All lines in the data bearing the string "this" should be identified and copied.

⟨

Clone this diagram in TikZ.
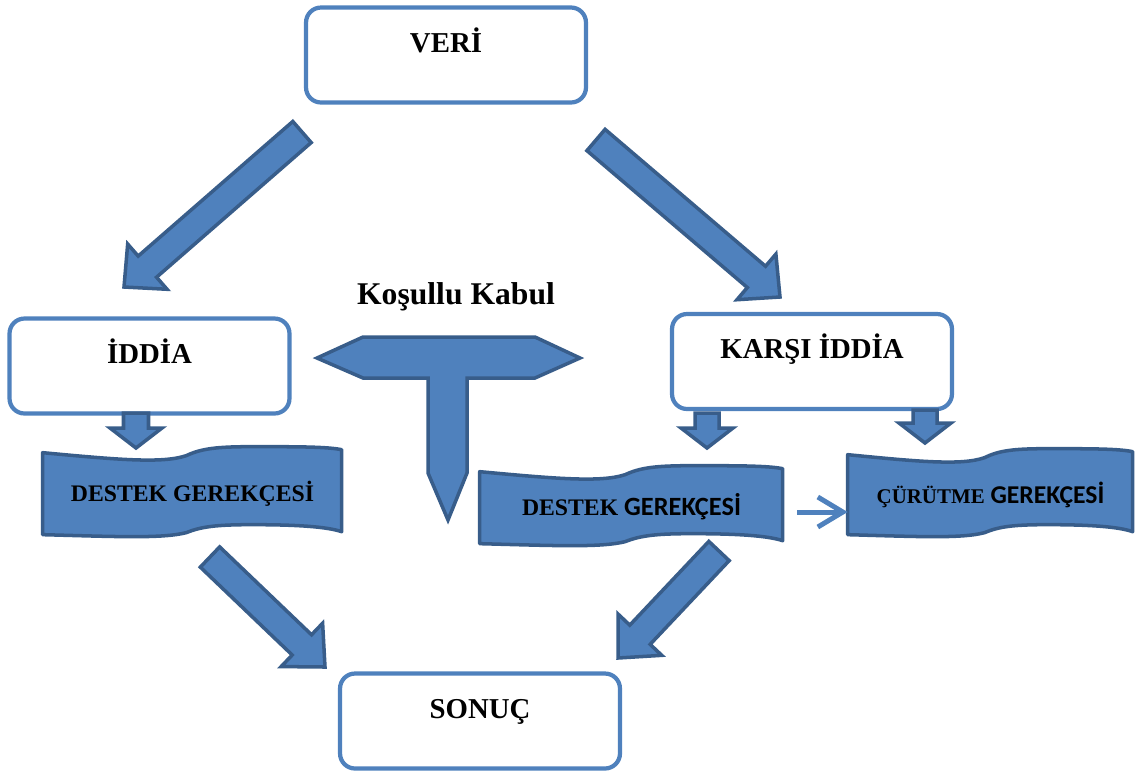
\documentclass[tikz,border=0pt]{standalone}
\usepackage{fontspec}
\setmainfont{Liberation Serif}
\newfontfamily\calibfont{Carlito}
\usetikzlibrary{calc, backgrounds, arrows.meta}
\definecolor{officeblue}{HTML}{4F81BD}
\definecolor{officedark}{HTML}{385D8A}
\tikzset{
    box/.style={
        rectangle, rounded corners=0.3cm, draw=officeblue, line width=2.4pt,
        fill=white, minimum width=5.6cm, minimum height=1.9cm,
        text height=0.4cm, text depth=0.52cm,
        font=\fontsize{16.4}{18}\selectfont\bfseries
    },
    bannertext/.style={
        inner sep=0pt, font=\fontsize{13.5}{16}\selectfont\bfseries
    },
    banner/.style={draw=officedark, fill=officeblue, line width=2pt, line join=round},
    blockarrow/.style={draw=officedark, fill=officeblue, line width=2pt, line join=miter},
    linkarrow/.style={draw=officeblue, line width=0.1cm,
        -{Straight Barb[length=0.5cm, width=0.6cm]}}
}
% wave banner behind a text node: node, width, height (px)
\newcommand{\wavepath}[3]{%
  \begin{scope}[on background layer, shift={(#1.north west)}, xscale=#2]
    \draw[banner] (0,0) .. controls (0.25,7) and (0.4,11) .. (0.48,3)
      .. controls (0.53,-4) and (0.58,-6) .. (0.7,-6)
      .. controls (0.85,-6) and (0.95,-6) .. (1,-3)
      -- (1,#3-3) .. controls (0.95,#3-8) and (0.85,#3-10) .. (0.7,#3-10)
      .. controls (0.58,#3-10) and (0.53,#3-8) .. (0.48,#3-2)
      .. controls (0.4,#3+4) and (0.25,#3+2) .. (0,#3) -- cycle;
  \end{scope}}
% block arrow: from, to, shaft half width, head half width, head length
\newcommand{\fatarrow}[5]{%
  \coordinate (arrowbase) at ($(#2)!#5!(#1)$);
  \draw[blockarrow] ($(#1)!#3!90:(#2)$) -- ($(arrowbase)!#3!90:(#2)$)
    -- ($(arrowbase)!#4!90:(#2)$) -- (#2) -- ($(arrowbase)!#4!-90:(#2)$)
    -- ($(arrowbase)!#3!-90:(#2)$) -- ($(#1)!#3!-90:(#2)$) -- cycle;}

\begin{document}
\begin{tikzpicture}[x=0.02cm, y=-0.02cm]
\useasboundingbox (0,0) rectangle (1138,772);

% boxes
\node[box] (veri) at (446,55) {VERİ};
\node[box] (iddia) at (149.5,366) {İDDİA};
\node[box] (karsi) at (812,361.5) {KARŞI İDDİA};
\node[box] (sonuc) at (480,721) {SONUÇ};

% banners
\node[bannertext, minimum width=5.98cm, minimum height=1.64cm] (dg1) at (192.5,494) {DESTEK GEREKÇESİ};
\node[bannertext, minimum width=6.06cm, minimum height=1.4cm] (dg2) at (631.5,507)
    {DESTEK {\calibfont\fontsize{15}{16}\selectfont GEREKÇESİ}};
\node[bannertext, minimum width=5.7cm, minimum height=1.6cm] (cg) at (990.5,495)
    {{\fontsize{11.9}{14}\selectfont ÇÜRÜTME} {\calibfont\fontsize{14.6}{16}\selectfont GEREKÇESİ}};
\wavepath{dg1}{299}{82}
\wavepath{dg2}{303}{72}
\wavepath{cg}{285}{80}

% conditional acceptance
\node[font=\fontsize{18}{20}\selectfont\bfseries] (kabul) at (456,297) {Koşullu Kabul};
\draw[blockarrow] (317,358) -- (363,337) -- (535,337) -- (580,358) -- (535,378)
    -- (467,378) -- (467,473) -- (448,520) -- (428,473) -- (428,378) -- (363,378) -- cycle;

% big arrows
\coordinate (v2i-from) at (302,132);
\coordinate (v2i-to) at (124,287);
\coordinate (v2k-from) at (596,140);
\coordinate (v2k-to) at (780,297);
\coordinate (d2s-from) at (210,557);
\coordinate (d2s-to) at (325,667);
\coordinate (k2s-from) at (719,551);
\coordinate (k2s-to) at (618,658);
\fatarrow{v2i-from}{v2i-to}{0.28cm}{0.6cm}{0.62cm}
\fatarrow{v2k-from}{v2k-to}{0.28cm}{0.6cm}{0.62cm}
\fatarrow{d2s-from}{d2s-to}{0.28cm}{0.6cm}{0.64cm}
\fatarrow{k2s-from}{k2s-to}{0.28cm}{0.6cm}{0.64cm}

% small arrows
\coordinate (i2d-from) at (136,413);
\coordinate (i2d-to) at (136,448);
\coordinate (k2d-from) at (707,413);
\coordinate (k2d-to) at (707,448);
\coordinate (k2c-from) at (925,410);
\coordinate (k2c-to) at (925,443);
\fatarrow{i2d-from}{i2d-to}{0.25cm}{0.52cm}{0.4cm}
\fatarrow{k2d-from}{k2d-to}{0.24cm}{0.52cm}{0.4cm}
\fatarrow{k2c-from}{k2c-to}{0.24cm}{0.52cm}{0.4cm}

\draw[linkarrow] ([xshift=0.28cm, yshift=-0.1cm]dg2.east) -- ([yshift=-0.1cm]dg2.east -| cg.west);

\end{tikzpicture}
\end{document}
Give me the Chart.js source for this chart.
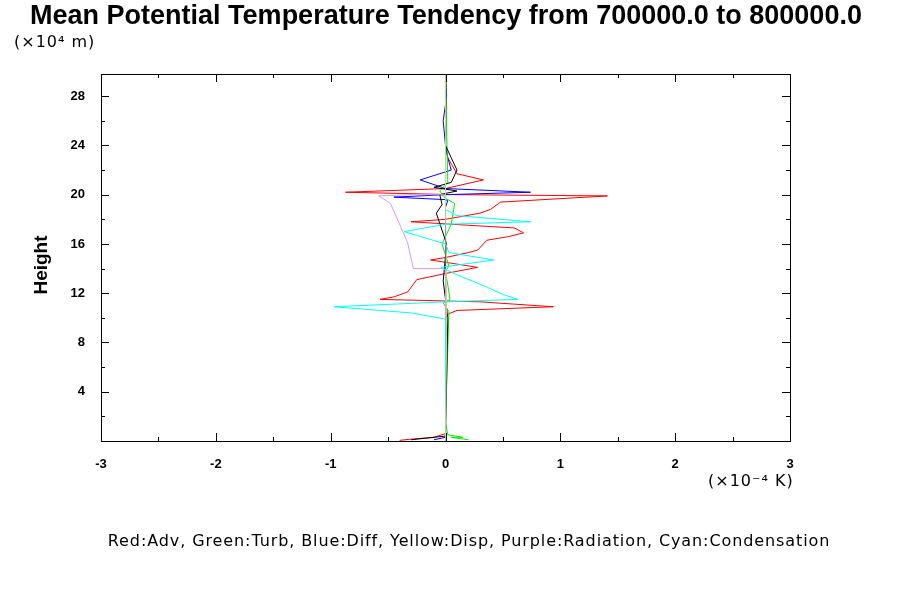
<!DOCTYPE html>
<html><head><meta charset="utf-8">
<script src="https://cdn.jsdelivr.net/npm/chart.js@4/dist/chart.umd.min.js"></script>
<style>html,body{margin:0;background:#fff}#w{width:900px;height:600px;position:relative}</style>
</head><body><div id="w"><canvas id="c"></canvas></div>
<script>
const xTicks=[-3,-2,-1,0,1,2,3];
const yTicks=[4,8,12,16,20,24,28];
// [x(1e-4 K), y(1e4 m)]
const advX=[-0.4,-0.3,-0.1,0,0,0.02,0.1,0.94,0.3,-0.57,-0.45,-0.33,-0.25,0,0.28,-0.13,0,0.2,0.28,0.36,0.55,0.68,0.6,0.05,-0.3,0,0.3,0.39,0.48,1.41,0.1,-0.87,0,0.33,0.1,0.02,0,0.01,0];
const advY=[0.05,0.15,0.3,0.6,9.8,10.3,10.6,10.9,11.3,11.5,11.7,12.1,13.1,13.6,14.1,14.7,14.9,15.3,15.5,16.3,16.6,16.9,17.3,17.6,17.8,18.0,18.5,18.8,19.4,19.9,20.0,20.2,20.5,21.2,21.7,23,24,27,29.8];
const turbX=[0.2,0.05,0.15,0.02,0,0.03,-0.02,0.04,0,0.03,-0.03,0.05,0.08,0,-0.05,0.02,0];
const turbY=[0.1,0.3,0.3,0.5,1.5,10.5,11.2,11.5,13.8,14.2,16,17.6,19.3,19.7,20.3,21,29.8];
const diffX=[-0.1,0,0,0.02,0,-0.45,0,0.74,0,-0.22,0.05,0.02,0,-0.02,0.01,0];
const diffY=[0.1,0.3,19.0,19.5,19.6,19.8,20.0,20.2,20.5,21.2,22.0,23,24,26,28,29.8];
const dispX=[0,0.01,0,0];
const dispY=[0,10,19,29.8];
const radX=[0,0,-0.03,-0.28,-0.33,-0.39,-0.48,-0.58,-0.3,0,0];
const radY=[0,13.9,14.0,14.0,16.1,17.4,19.3,19.9,20.0,20.0,29.8];
const condX=[0,0,-0.3,-0.97,0,0.63,0.5,0.36,0.1,-0.04,0.42,0.03,0,-0.36,0,0.74,0.1,0,0,0];
const condY=[0,9.9,10.4,10.9,11.3,11.5,11.9,12.5,13.5,14.1,14.7,15.3,16,17.0,17.6,17.8,18.3,18.8,20,29.8];
const blackX=[-0.3,0,0.02,-0.02,0.01,-0.08,-0.03,-0.05,0.1,-0.1,0.05,0.1,0.05,0];
const blackY=[0.1,0.4,10,13,16,18.5,19.2,20.0,20.3,20.6,21.0,22,23,24];
const pts=(xs,ys)=>xs.map((x,i)=>({x,y:ys[i]}));
const ds=(xs,ys,c)=>({data:pts(xs,ys),borderColor:c,borderWidth:1,pointRadius:0,showLine:true,tension:0});
const tickPlugin={id:'tk',afterDraw(ch){
 const {ctx,chartArea:a,scales:{x,y}}=ch;ctx.save();ctx.strokeStyle='#000';ctx.lineWidth=1;
 for(let v=-3;v<=3.001;v+=0.5){const p=Math.round(x.getPixelForValue(v))+0.5;const L=Number.isInteger(v)?8:4;
  ctx.beginPath();ctx.moveTo(p,a.bottom);ctx.lineTo(p,a.bottom-L);ctx.moveTo(p,a.top);ctx.lineTo(p,a.top+L);ctx.stroke();}
 for(let v=2;v<=29;v+=2){const p=Math.round(y.getPixelForValue(v))+0.5;const L=v%4===0?8:4;
  ctx.beginPath();ctx.moveTo(a.left,p);ctx.lineTo(a.left+L,p);ctx.moveTo(a.right,p);ctx.lineTo(a.right-L,p);ctx.stroke();}
 ctx.strokeRect(a.left+0.5,a.top+0.5,a.right-a.left,a.bottom-a.top);
 ctx.fillStyle='#000';ctx.textBaseline='middle';
 ctx.font='bold 27px "Liberation Sans",Arial';ctx.textAlign='center';
 ctx.fillText('Mean Potential Temperature Tendency from 700000.0 to 800000.0',446,17);
 ctx.font='16px "DejaVu Sans"';ctx.textAlign='left';ctx.letterSpacing='1px';
 ctx.fillText('(×10⁴ m)',14,43);ctx.fillText('(×10⁻⁴ K)',708,482);
 ctx.textAlign='center';ctx.letterSpacing='0.9px';ctx.fillText('Red:Adv, Green:Turb, Blue:Diff, Yellow:Disp, Purple:Radiation, Cyan:Condensation',469,542);
 ctx.letterSpacing='0px';
 ctx.font='bold 19px "Liberation Sans",Arial';ctx.translate(42,265);ctx.rotate(-Math.PI/2);ctx.fillText('Height',0,0);
 ctx.restore();}};
new Chart(document.getElementById('c'),{type:'scatter',
 data:{datasets:[ds(dispX,dispY,'#cccc99'),ds(condX,condY,'#00ffff'),ds(radX,radY,'#dd99dd'),ds(blackX,blackY,'#000000'),ds(turbX,turbY,'#00ee00'),ds(diffX,diffY,'#0000ff'),ds(advX,advY,'#ff0000')]},
 options:{responsive:true,maintainAspectRatio:false,animation:false,
  layout:{padding:{left:0,right:110,top:74,bottom:0}},
  plugins:{legend:{display:false},tooltip:{enabled:false}},
  scales:{
   x:{type:'linear',min:-3,max:3,grid:{display:false},border:{display:false},
      afterBuildTicks:s=>{s.ticks=xTicks.map(v=>({value:v}));},afterFit:s=>{s.height=159;},
      ticks:{color:'#000',font:{family:'"Liberation Sans",Arial',weight:'bold',size:13},padding:8}},
   y:{type:'linear',min:0,max:29.8,grid:{display:false},border:{display:false},
      afterBuildTicks:s=>{s.ticks=yTicks.map(v=>({value:v}));},afterFit:s=>{s.width=101;},
      ticks:{color:'#000',font:{family:'"Liberation Sans",Arial',weight:'bold',size:13},padding:8}}}},
 plugins:[tickPlugin]});
</script></body></html>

⟩

**Exercise solution:**
Clone this diagram in TikZ.
Give me the Chart.js source for this chart.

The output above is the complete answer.